### Instructions for the task
Starting from the top of the material, restate each line exactly until the line that contains "var profileFirstBin = [6, 6, 2, 1, 5, 1];", which is also copied. Pictures are excluded.

[start of Dataset content]

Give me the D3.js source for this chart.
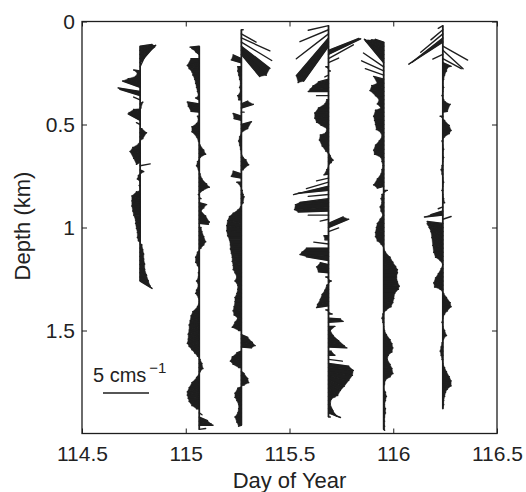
<!DOCTYPE html>
<html>
<head>
<meta charset="utf-8">
<script src="https://cdn.jsdelivr.net/npm/d3@7"></script>
<style>
  body { margin: 0; background: #fff; }
  text { font-family: "Liberation Sans", Arial, sans-serif; fill: #222; }
</style>
</head>
<body>
<script>
var width = 526, height = 492;
var margin = { top: 21.5, right: 29, bottom: 58.5, left: 82 };

// depth bins of the profiler (km)
var depthKm = [
  0.00, 0.02, 0.04, 0.06, 0.08, 0.10, 0.12, 0.14, 0.16, 0.18,
  0.20, 0.22, 0.24, 0.26, 0.28, 0.30, 0.32, 0.34, 0.36, 0.38,
  0.40, 0.42, 0.44, 0.46, 0.48, 0.50, 0.52, 0.54, 0.56, 0.58,
  0.60, 0.62, 0.64, 0.66, 0.68, 0.70, 0.72, 0.74, 0.76, 0.78,
  0.80, 0.82, 0.84, 0.86, 0.88, 0.90, 0.92, 0.94, 0.96, 0.98,
  1.00, 1.02, 1.04, 1.06, 1.08, 1.10, 1.12, 1.14, 1.16, 1.18,
  1.20, 1.22, 1.24, 1.26, 1.28, 1.30, 1.32, 1.34, 1.36, 1.38,
  1.40, 1.42, 1.44, 1.46, 1.48, 1.50, 1.52, 1.54, 1.56, 1.58,
  1.60, 1.62, 1.64, 1.66, 1.68, 1.70, 1.72, 1.74, 1.76, 1.78,
  1.80, 1.82, 1.84, 1.86, 1.88, 1.90, 1.92, 1.94, 1.96, 1.98
];

// time of each profile (day of year) and index of its first depth bin
var profileDay = [114.780, 115.065, 115.268, 115.688, 115.954, 116.239];
var profileFirstBin = [6, 6, 2, 1, 5, 1];

// east (u) and north (v) velocity, mm/s, one value per depth bin
var uP1 = [13, 16, 17, 16, 13, 5, -7, -3, -5, -13, -19, -24, -22, -7, 3, 1, -7, -12, -13, -4,
  2, 7, 3, 0, -2, -8, -11, -7, -4, 11, 4, -2, -3, 0, -1, 0, -4, -9, -9, -9,
  -8, -7, -5, -5, -4, -3, -3, -2, 2, 3, 4, 4, 5, 5, 7, 9, 11, 13];
var vP1 = [2, 5, 10, 13, 15, 11, 1, 2, 3, 5, 7, 4, 7, 3, 2, 0, 3, 4, 7, 2,
  0, 0, -2, 0, 1, 2, 2, -1, -3, 2, -2, -2, -1, 0, 1, 0, 3, 3, 2, 1,
  0, 0, -1, 0, -1, -1, -2, -1, -1, -2, -2, -3, -4, -5, -7, -9, -10, -8];

var uP2 = [-10, -8, -4, -9, -13, -11, -8, -7, -5, -4, -3, -2, -1, -4, -13, -12, -9, -2, -1, -3,
  -8, -8, -3, -1, 1, 5, 7, 1, -2, -3, -1, 1, 3, 8, 11, 4, -1, 2, 8, 5,
  2, 7, 11, 10, 2, 3, 5, 7, 5, 2, -2, -4, -4, -2, 0, -1, -1, -3, -1, -3,
  -4, -1, 0, -2, -7, -9, -10, -11, -11, -12, -12, -13, -11, -8, -5, -2, 1, 3, 4, 1,
  -3, -8, -11, -13, -13, -12, -11, -8, -3, 3, 9, 13, 15, 7];
var vP2 = [-1, 2, 3, 0, -3, -2, -1, 0, 0, 0, 0, 0, 0, 2, 2, 2, 1, 0, 0, 1,
  2, 1, 0, 0, 0, -1, -1, 0, 0, 0, 0, 0, -1, -2, -1, 0, 0, 0, -2, -1,
  0, -1, -3, -1, 0, 0, -1, -2, -1, 0, 0, -1, -2, -1, 0, 0, 0, 0, 0, -1,
  0, 0, 0, -1, -2, -2, -3, -3, -4, -4, -5, -5, -4, -3, -2, -1, 0, 0, -1, 0,
  -2, -3, -4, -4, -3, -2, -1, -1, 0, -2, -4, -3, 0, 1];

var uP3 = [2, 16, 31, 33, 31, 27, 20, -9, -11, -4, -4, -3, -2, -1, -2, -1, -4, -3, 7, 13,
  3, -9, -8, 11, 7, 0, -2, -3, -2, -1, 0, 2, 5, 8, 2, -9, -11, -5, -1, 1,
  2, 3, 2, -1, -4, -9, -13, -15, -16, -16, -15, -13, -12, -12, -11, -10, -10, -9, -9, -7,
  -5, -7, -4, -4, -5, -7, -7, -8, -9, -8, -4, -7, -10, -3, 7, 12, 15, 11, -5, -10,
  -12, -9, -3, 3, 7, 8, 3, -4, -7, -7, -5, -3, -3, -4, -7, -5, -3];
var vP3 = [0, -9, -14, -20, -24, -27, -24, 4, 3, 0, 0, 0, 0, 0, 0, 0, 0, 0, 3, 4,
  0, 3, 2, 3, 0, 0, 0, 0, 0, 0, 0, 0, 2, 1, 0, 3, 2, 0, 0, 0,
  0, 2, 0, 0, 1, 2, 3, 3, 2, 1, 0, 0, -1, -1, -1, -1, -1, -1, -1, 0,
  0, 0, 0, 0, 0, 0, 0, -1, -1, -1, 0, 0, -1, 0, -3, -4, -3, -1, -2, -2,
  -2, -1, 0, -2, -3, -3, -1, 0, -1, -1, 0, 0, 0, 0, 0, -1, -1];

var uP4 = [-22, -31, -35, -35, -33, -27, 33, 35, 27, 11, -3, 2, -4, -11, -17, -20, -22, -13, -2, -4,
  -11, -15, -15, -13, -8, -2, -3, -9, -10, -7, -3, 2, 5, 3, 0, -2, -5, -13, -24, -38,
  -33, -22, -31, -36, -37, -33, -22, -9, 16, 22, 11, -5, -4, -16, -24, -29, -31, -24, -9, -13,
  -11, -3, 3, -2, -4, -7, -9, -12, -13, -3, 4, 13, 16, 7, 2, 5, 11, 17, 20, 3,
  7, 15, 22, 27, 26, 22, 17, 13, 10, 7, 3, 2, 5, 9, 13, 2];
var vP4 = [-5, -13, -27, -41, -44, -38, 13, 17, 15, 5, 0, 0, -2, -3, -3, -2, 0, 0, 0, 0,
  0, -1, -2, -2, -1, 0, 0, 2, 1, -1, -2, -3, -3, -1, 0, 0, -1, -3, -7, -9,
  -3, -2, -4, -2, -3, -1, 0, -2, 7, 9, 4, 0, 0, 2, 0, 0, 2, 4, 2, 2,
  1, 0, 0, 0, -1, -1, -2, -3, -2, 0, 0, -1, 1, 0, 0, -1, -2, -3, -1, 0,
  0, -2, -3, -3, -4, -5, -7, -7, -8, -5, -3, -4, -7, -8, -5, 0];

var uP5 = [-9, -13, -17, -20, -21, -20, -22, -24, -20, -11, -7, -13, -15, -9, -5, -7, -3, -9, -11, -10,
  -9, -8, -3, -2, -5, -9, -11, -10, -3, -2, -1, -2, -3, -7, -11, -7, 4, -2, -3, -2,
  -4, -3, -1, -4, -7, -8, -9, -9, -7, -3, 0, 2, 7, 10, 13, 15, 15, 14, 15, 17,
  16, 12, 11, 10, 8, 3, -1, -2, -1, 0, 1, 3, 7, 9, 10, 9, 5, 4, 7, 9,
  10, 7, 2, 1, 0, 2, 3, 2, 1, 2, 2, 1, 1, 1, 1];
var vP5 = [3, 7, 11, 16, 21, 24, 15, 11, 7, 3, 0, 2, 1, 0, 0, 0, 0, 2, 0, 0,
  0, -1, 0, 0, 0, 0, -1, -1, 0, 0, 0, 0, 0, -1, -3, -2, 0, 0, 0, 0,
  0, 0, 0, 0, 0, 0, -1, -1, -1, 0, 0, 0, -1, -2, -2, -1, 0, 0, -1, -1,
  0, 0, -1, -1, -1, 0, 0, 0, 0, 0, 0, 0, -1, -1, -1, -1, 0, 0, -1, -1,
  -2, -1, 0, 0, 0, 0, 0, 0, 0, 0, 0, 0, 0, -1, -1];

var uP6 = [-5, -13, -24, -33, -37, 27, 22, -11, 20, 9, 5, 4, 2, 1, 0, 1, 0, -1, 1, 3,
  8, 5, -3, 2, 7, 9, 7, 2, -1, 0, 1, 0, 1, 0, -1, -2, -1, 0, 1, 0,
  -1, 0, 1, 2, -5, -13, -20, 9, -17, -17, -16, -15, -13, -12, -11, -10, -8, -3, 0, -2,
  -5, -8, -10, -9, -3, 1, 4, 8, 9, 5, 2, 0, -1, 0, 2, 4, 1, -1, -2, -3,
  -2, -1, 0, 2, 4, 7, 9, 9, 5, 3, 2, 1, 1, 0];
var vP6 = [-3, -11, -20, -26, -24, -15, -20, -5, -11, -4, -1, 0, 0, 0, 0, 0, 0, 0, 0, 2,
  4, 1, 0, 0, -1, -2, -1, 0, 0, 0, 0, 0, 0, 0, 0, 0, 0, 0, 0, 0,
  0, 0, 0, 0, -2, -4, -2, 3, 2, 4, 7, 9, 9, 7, 3, 0, -1, 0, 0, 0,
  -1, -1, -2, -2, 0, 0, 0, -1, -1, -1, 0, 0, 0, 0, 0, -1, 0, 0, 0, 0,
  0, 0, 0, 0, 0, -1, -1, -2, -1, 0, 0, 0, 0, 0];

var profileU = [uP1, uP2, uP3, uP4, uP5, uP6];
var profileV = [vP1, vP2, vP3, vP4, vP5, vP6];

var xTicks = [114.5, 115, 115.5, 116, 116.5];
var xTickLabels = ['114.5', '115', '115.5', '116', '116.5'];
var yTicks = [0, 0.5, 1, 1.5];
var yTickLabels = ['0', '0.5', '1', '1.5'];

var scaleBarMMs = 50;   // 5 cm/s
var ink = '#1e1e1e';

var x = d3.scaleLinear().domain([114.5, 116.5]).range([margin.left, width - margin.right]);
var y = d3.scaleLinear().domain([0, 2]).range([margin.top, height - margin.bottom]);
// stick length: 50 mm/s is 46 px
var speed = d3.scaleLinear().domain([0, 50]).range([0, 46]);

var svg = d3.select('body')
    .append('svg')
    .attr('width', width)
    .attr('height', height);

// build the sticks, one list per profile
var profiles = profileU.map(function(us, p) {
    return us.map(function(u, i) {
        var d = {
            day: profileDay[p],
            depth: depthKm[profileFirstBin[p] + i],
            u: u,
            v: profileV[p][i]
        };
        d.x0 = x(d.day);
        d.y0 = y(d.depth);
        d.x1 = d.x0 + speed(d.u);
        d.y1 = d.y0 - speed(d.v);
        return d;
    });
});
var sticks = d3.merge(profiles);

// the original sticks are packed much tighter: fill the wedge between
// neighbouring sticks when their tips stay close, leave open fans as lines
var wedges = [];
profiles.forEach(function(s) {
    for (var i = 0; i < s.length - 1; i++) {
        var a = s[i], b = s[i + 1];
        var gap = Math.hypot(b.x1 - a.x1, b.y1 - a.y1);
        if (gap < 8) wedges.push({ a: a, b: b });
    }
});

var stickGroup = svg.append('g').attr('id', 'sticks');

stickGroup.selectAll('path.wedge')
    .data(wedges)
    .enter()
    .append('path')
    .attr('class', 'wedge')
    .attr('d', function(w) {
        return d3.line()([[w.a.x0, w.a.y0], [w.a.x1, w.a.y1], [w.b.x1, w.b.y1], [w.b.x0, w.b.y0]]) + 'Z';
    })
    .attr('fill', ink)
    .attr('stroke', ink)
    .attr('stroke-width', 0.4);

// baseline of each profile
stickGroup.selectAll('line.spine')
    .data(profiles)
    .enter()
    .append('line')
    .attr('class', 'spine')
    .attr('x1', function(s) { return s[0].x0; })
    .attr('x2', function(s) { return s[0].x0; })
    .attr('y1', function(s) { return s[0].y0; })
    .attr('y2', function(s) { return s[s.length - 1].y0; })
    .attr('stroke', ink)
    .attr('stroke-width', 1.8);

stickGroup.selectAll('line.stick')
    .data(sticks)
    .enter()
    .append('line')
    .attr('class', 'stick')
    .attr('x1', function(d) { return d.x0; })
    .attr('y1', function(d) { return d.y0; })
    .attr('x2', function(d) { return d.x1; })
    .attr('y2', function(d) { return d.y1; })
    .attr('stroke', ink)
    .attr('stroke-width', 1.4)
    .attr('stroke-linecap', 'round');

// axes, ticks pointing inward
var fontSize = '21px';

svg.append('g')
    .attr('transform', `translate(0, ${height - margin.bottom})`)
    .call(d3.axisBottom(x).tickValues(xTicks).tickSize(-5).tickPadding(13)
        .tickFormat(function(d, i) { return xTickLabels[i]; }));

svg.append('g')
    .attr('transform', `translate(${margin.left}, 0)`)
    .call(d3.axisLeft(y).tickValues(yTicks).tickSize(-5).tickPadding(7)
        .tickFormat(function(d, i) { return yTickLabels[i]; }));

svg.append('g')
    .attr('transform', `translate(0, ${margin.top})`)
    .call(d3.axisTop(x).tickValues(xTicks).tickSize(-5).tickFormat(''));

svg.append('g')
    .attr('transform', `translate(${width - margin.right}, 0)`)
    .call(d3.axisRight(y).tickValues(yTicks).tickSize(-5).tickFormat(''));

svg.selectAll('.domain').remove();
svg.selectAll('.tick line').attr('stroke', ink).attr('stroke-width', 1);
svg.selectAll('.tick text')
    .style('font-family', '"Liberation Sans", Arial, sans-serif')
    .style('font-size', fontSize)
    .attr('fill', '#222');

svg.append('rect')
    .attr('x', margin.left)
    .attr('y', margin.top)
    .attr('width', width - margin.left - margin.right)
    .attr('height', height - margin.top - margin.bottom)
    .attr('fill', 'none')
    .attr('stroke', ink)
    .attr('stroke-width', 1.3);

// axis titles
svg.append('text')
    .attr('x', (margin.left + width - margin.right) / 2)
    .attr('y', 488)
    .attr('text-anchor', 'middle')
    .style('font-size', '22px')
    .text('Day of Year');

svg.append('text')
    .attr('transform', 'translate(30, 226) rotate(-90)')
    .attr('text-anchor', 'middle')
    .style('font-size', '22px')
    .text('Depth (km)');

// scale bar
var barX = 103, barY = 393;
svg.append('line')
    .attr('x1', barX)
    .attr('x2', barX + speed(scaleBarMMs))
    .attr('y1', barY)
    .attr('y2', barY)
    .attr('stroke', ink)
    .attr('stroke-width', 1.5);

var barLabel = svg.append('text')
    .attr('x', 93)
    .attr('y', 382)
    .style('font-size', '20px');
barLabel.append('tspan').text('5 cms');
barLabel.append('tspan')
    .attr('dx', 3)
    .attr('dy', -9)
    .style('font-size', '15px')
    .text('\u22121');
</script>
</body>
</html>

[end of Dataset content]

### Complete response
Give me the D3.js source for this chart.
<!DOCTYPE html>
<html>
<head>
<meta charset="utf-8">
<script src="https://cdn.jsdelivr.net/npm/d3@7"></script>
<style>
  body { margin: 0; background: #fff; }
  text { font-family: "Liberation Sans", Arial, sans-serif; fill: #222; }
</style>
</head>
<body>
<script>
var width = 526, height = 492;
var margin = { top: 21.5, right: 29, bottom: 58.5, left: 82 };

// depth bins of the profiler (km)
var depthKm = [
  0.00, 0.02, 0.04, 0.06, 0.08, 0.10, 0.12, 0.14, 0.16, 0.18,
  0.20, 0.22, 0.24, 0.26, 0.28, 0.30, 0.32, 0.34, 0.36, 0.38,
  0.40, 0.42, 0.44, 0.46, 0.48, 0.50, 0.52, 0.54, 0.56, 0.58,
  0.60, 0.62, 0.64, 0.66, 0.68, 0.70, 0.72, 0.74, 0.76, 0.78,
  0.80, 0.82, 0.84, 0.86, 0.88, 0.90, 0.92, 0.94, 0.96, 0.98,
  1.00, 1.02, 1.04, 1.06, 1.08, 1.10, 1.12, 1.14, 1.16, 1.18,
  1.20, 1.22, 1.24, 1.26, 1.28, 1.30, 1.32, 1.34, 1.36, 1.38,
  1.40, 1.42, 1.44, 1.46, 1.48, 1.50, 1.52, 1.54, 1.56, 1.58,
  1.60, 1.62, 1.64, 1.66, 1.68, 1.70, 1.72, 1.74, 1.76, 1.78,
  1.80, 1.82, 1.84, 1.86, 1.88, 1.90, 1.92, 1.94, 1.96, 1.98
];

// time of each profile (day of year) and index of its first depth bin
var profileDay = [114.780, 115.065, 115.268, 115.688, 115.954, 116.239];
var profileFirstBin = [6, 6, 2, 1, 5, 1];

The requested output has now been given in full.